Functional areas


Dernière mise à jour le :18/02/2021


Defines the extent of a city’s influence on the surrounding municipalities. An area is a group of municipalities, in a single block and without enclaves, consisting of a population and employment centre and the surrounding municipalities in which at least 15% of the working population work in the centre. The most populated municipality in the centre is called the central municipality.

The centres are determined mainly on the basis of density and total population criteria, following a methodology consistent with that of the european degree of urbanisation. An employment threshold is added so as to avoid that mainly residential municipalities with only few jobs are considered as centres. If a centre sends at least 15% of its workforce to work in another centre at the same level, the two centres are combined and together form the heart of a functional area.

Municipalities that send at least 15% of their workforce to work in the centre form the commuting zone of the centre's functional area.

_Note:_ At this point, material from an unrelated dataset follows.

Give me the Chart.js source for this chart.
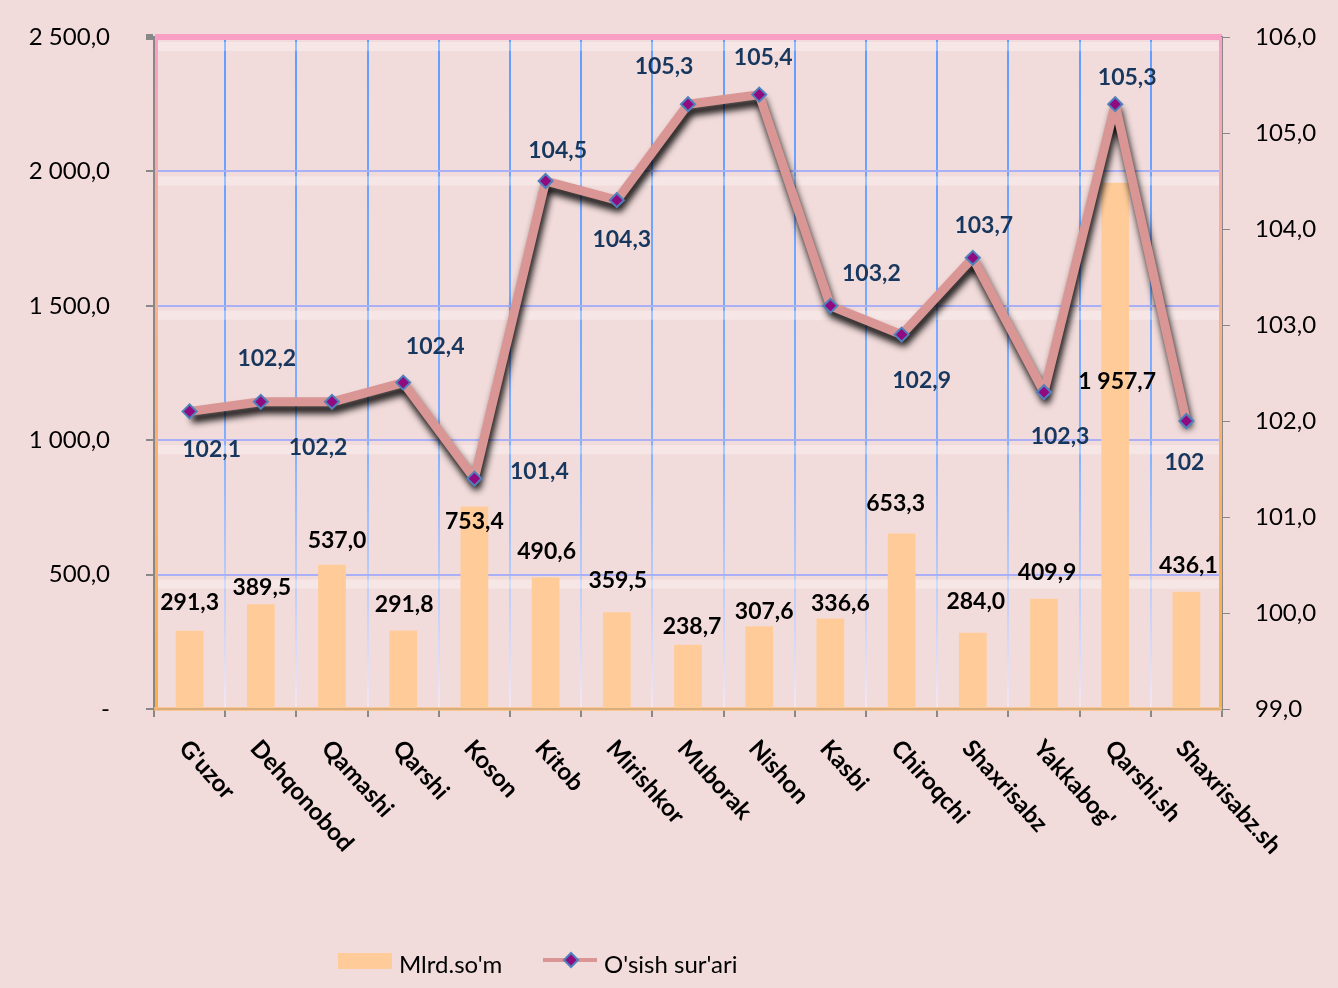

The definition of the largest functional areas is consistent with the definition of "cities" and "functional urban areas" used by Eurostat and the OECD to analyse the functioning of cities. The functional area’s zoning thus facilitates international comparisons and makes it possible to visualise the influence in France of large foreign cities. Thus, seven areas have a city located abroad as their centre (Basel, Charleroi, Geneva, Lausanne, Luxembourg, Monaco and Saarbrücken).

The areas are classified according to the total number of inhabitants in the area. The main thresholds used are: Paris, 700,000 inhabitants, 200,000 inhabitants and 50,000 inhabitants. Areas whose centre is located abroad are classified in the category corresponding to their total population (French and foreign).


The 2020 functional areas zoning (ZAAV) replaces the 2010 zoning in urban areas (ZAU).